Se recuerda también que una tarea en el hoy de las comunidades de vida consagrada es la «de fomentar la espiritualidad de la comunión, ante todo en su interior y, además, en la comunidad eclesial misma y más allá aún de sus confines, entablando o restableciendo constantemente el diálogo de la caridad, sobre todo allí donde el mundo de hoy está tan desgarrado por el odio étnico o las locuras homicidas». Esta tarea exige personas espirituales forjadas interiormente por el Dios de la comunión benigna y misericordiosa, y comunidades maduras donde la espiritualidad de comunión es ley de vida.

La comunión que los consagrados y consagradas están llamados a vivir va más allá de la familia religiosa o del propio Instituto. Abriéndose a la comunión con los otros institutos y las otras formas de consagración, pueden dilatar la comunión, descubrir las raíces comunes evangélicas y juntos acoger con mayor claridad la belleza de la propia identidad en la variedad carismática, como sarmientos de la única vid. Deberían competir en la estima mutua (cf.
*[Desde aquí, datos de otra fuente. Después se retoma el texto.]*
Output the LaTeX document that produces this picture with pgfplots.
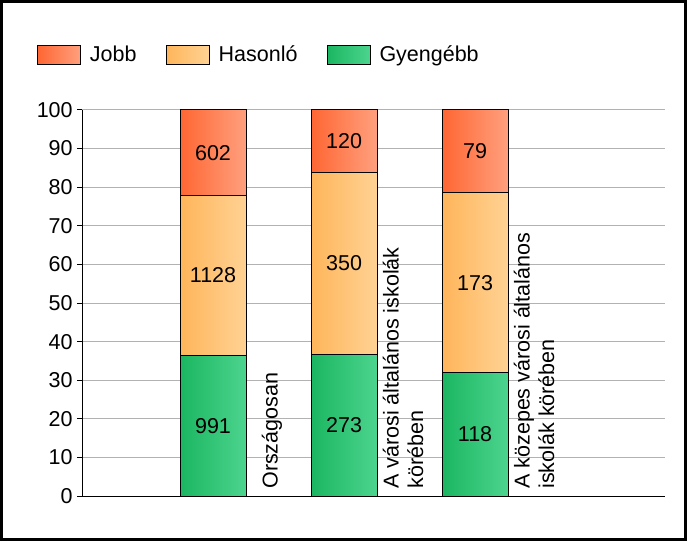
\documentclass[border=0pt]{standalone}
\usepackage{pgfplots}
\pgfplotsset{compat=1.18}
\usepackage{fontspec}
\setmainfont{Liberation Sans}
\definecolor{jL}{HTML}{FF6633}
\definecolor{jR}{HTML}{FFA07E}
\definecolor{hL}{HTML}{FFB55A}
\definecolor{hR}{HTML}{FFD294}
\definecolor{gL}{HTML}{1BB661}
\definecolor{gR}{HTML}{4CD48E}
\pgfplotsset{
  frameaxis/.style={at={(82pt,45pt)}, anchor=south west, scale only axis,
    width=583pt, height=386pt, xmin=-1, xmax=3.45, ymin=0, ymax=100},
  legbox/.style={legend image code/.code={\draw[##1] (0pt,-9.5pt) rectangle (43pt,9.5pt);}},
  jobb/.style={legbox, ybar, bar shift=0pt, draw=black, line width=1pt, left color=jL, right color=jR},
  hason/.style={legbox, ybar, bar shift=0pt, draw=black, line width=1pt, left color=hL, right color=hR},
  gyen/.style={legbox, ybar, bar shift=0pt, draw=black, line width=1pt, left color=gL, right color=gR},
}
\begin{document}
\fontsize{21.5}{24.5}\selectfont
\begin{tikzpicture}[font=\fontsize{21.5}{24.5}\selectfont]
\useasboundingbox (0,0) rectangle (687pt,541pt);
\draw[line width=2.6pt] (1.3pt,1.3pt) rectangle (685.7pt,539.7pt);
\begin{axis}[frameaxis,
  ybar, bar width=66pt,
  ytick={0,10,...,100}, ymajorgrids, major grid style={draw=gray!60, line width=1pt},
  axis lines*=left, axis line style={black, line width=1pt},
  xtick={0.45,1.45,2.45},
  xticklabels={Országosan,{A városi általános iskolák\\körében},{A közepes városi általános\\iskolák körében}},
  xticklabel style={yshift=5pt, rotate=90, anchor=west, align=left},
  yticklabel style={xshift=3pt},
  x tick style={draw=none}, y tick style={black, line width=1pt},
  tick align=outside, major tick length=5pt,
  /pgf/number format/assume math mode=true,
  legend columns=-1,
  legend style={draw=none, fill=none, inner sep=0pt, outer sep=0pt,
    at={(axis description cs:-0.0772,1.1425)}, anchor=west,
    nodes={inner xsep=9pt, inner ysep=0pt},
    /tikz/every even column/.append style={column sep=20pt}},
]
% cumulative shares (per cent); counts: Jobb 602/120/79, Hasonlo 1128/350/173, Gyengebb 991/273/118
\addplot[jobb]  coordinates {(0,100)};
\addplot[hason] coordinates {(0,77.875)};
\addplot[gyen]  coordinates {(0,36.420)};
\addplot[jobb, forget plot]  coordinates {(1,100)};
\addplot[hason, forget plot] coordinates {(1,83.849)};
\addplot[gyen, forget plot]  coordinates {(1,36.743)};
\addplot[jobb, forget plot]  coordinates {(2,100)};
\addplot[hason, forget plot] coordinates {(2,78.649)};
\addplot[gyen, forget plot]  coordinates {(2,31.892)};
\legend{Jobb,Hasonló,Gyengébb}
\end{axis}
\begin{axis}[frameaxis, hide axis]
\addplot[draw=none, mark=none, nodes near coords, point meta=explicit symbolic,
  every node near coord/.append style={anchor=center}]
  coordinates {(0,18.21) [991] (0,57.15) [1128] (0,88.94) [602]
               (1,18.37) [273] (1,60.30) [350] (1,91.92) [120]
               (2,15.95) [118] (2,55.27) [173] (2,89.32) [79]};
\end{axis}
\end{tikzpicture}
\end{document}
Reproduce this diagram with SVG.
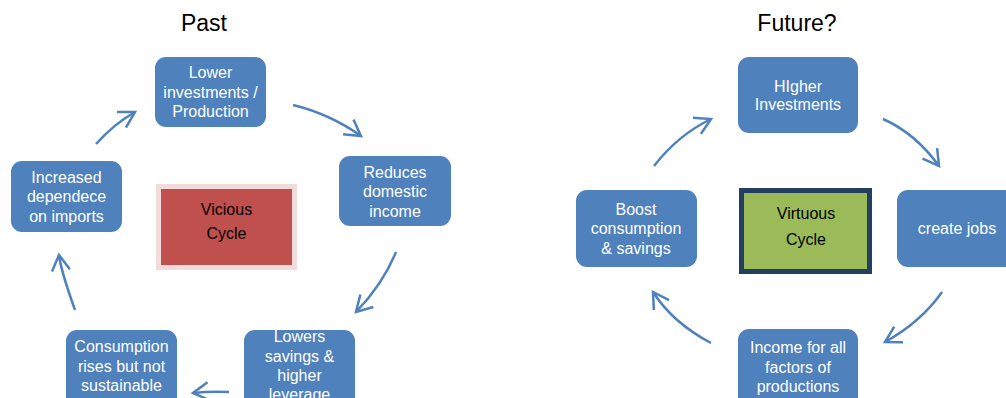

Rom 12,10) para alcanzar el carisma mejor, la caridad (cf. 1 Cor 12,31).

Se debe favorecer el encuentro y la solidaridad entre los institutos de vida consagrada, conscientes de que la comunión «está estrechamente unida a la capacidad de la comunidad cristiana para acoger todos los dones del Espíritu. La unidad de la Iglesia no es uniformidad, sino integración orgánica de las legítimas diversidades. Es la realidad de muchos miembros unidos en un solo cuerpo, el único Cuerpo de Cristo (cf. 1 Cor 12.12)» (instrucción Caminar desde Cristo, nn. 28.30).